Acclaimed Russian documentary filmmaker Victor Kossakovsky makes water the focus of Aquarela, a lyrical and politically charged work filmed in several locations across the globe.
Aquarela opens on an expansive Siberian lake, frozen solid but starting to melt in places. A small team of locals use home-made equipment to painstakingly winch a car out of the ice. We watch them gradually assemble the equipment, a system of levers, pivots and pulleys that requires three men running in circles. Once the car eventually surfaces, the men’s attention shifts to another car speeding across the ice in the far distance. They shout warnings, but it is no use. The car crashes through the ice. It is horrible, heart-in-mouth footage, and casts a very grave and deliberate shadow over what is to follow.

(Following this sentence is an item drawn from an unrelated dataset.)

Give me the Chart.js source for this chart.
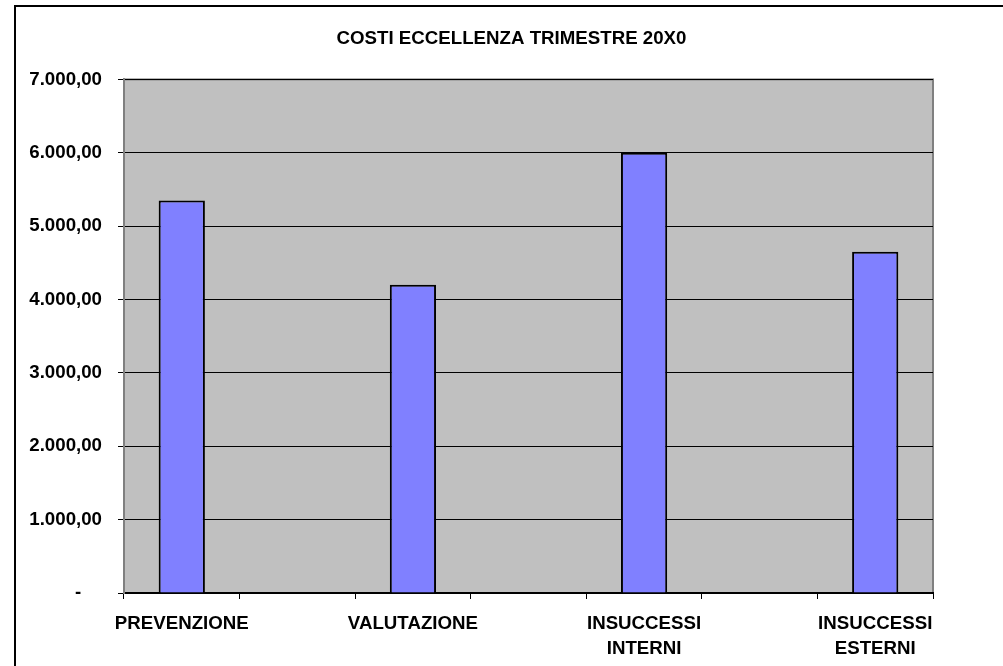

And what follows is water. Unnarrated shots of water, in different forms, from different angles. We see icebergs melt and collapse into the sea, over and over again. We see the sea itself, in every conceivable permutation. Sometimes it is underscored by Eicca Toppinen’s heavy metal soundtrack, other times just the sounds of the ocean. The water becomes hypnotic, a blank ever-changing canvas on which to project one’s own sentiments.
The finale of the film brings Kossokovsky to America, to where there is a burst dam and a terrible storm hitting the streets of California. The shots from here are incredible: slow pans along empty roads, palm trees buffeted and uprooted by the wind, the ground sodden, rain flying everywhere. Most of Aquarela takes place at sea, or on the icebergs, away from people. But in the California section we see the developed world subsumed by water, human structures without a human in sight. It is apocalyptic.
Kossakovsky’s film is not an easy watch, but it is a rewarding one. It can seem both passive and demanding, open to interpretation but fixed in its environmental agenda. There is so much more to the planet Earth than just humanity, and Aquarela is a timely and singular reminder of this fact.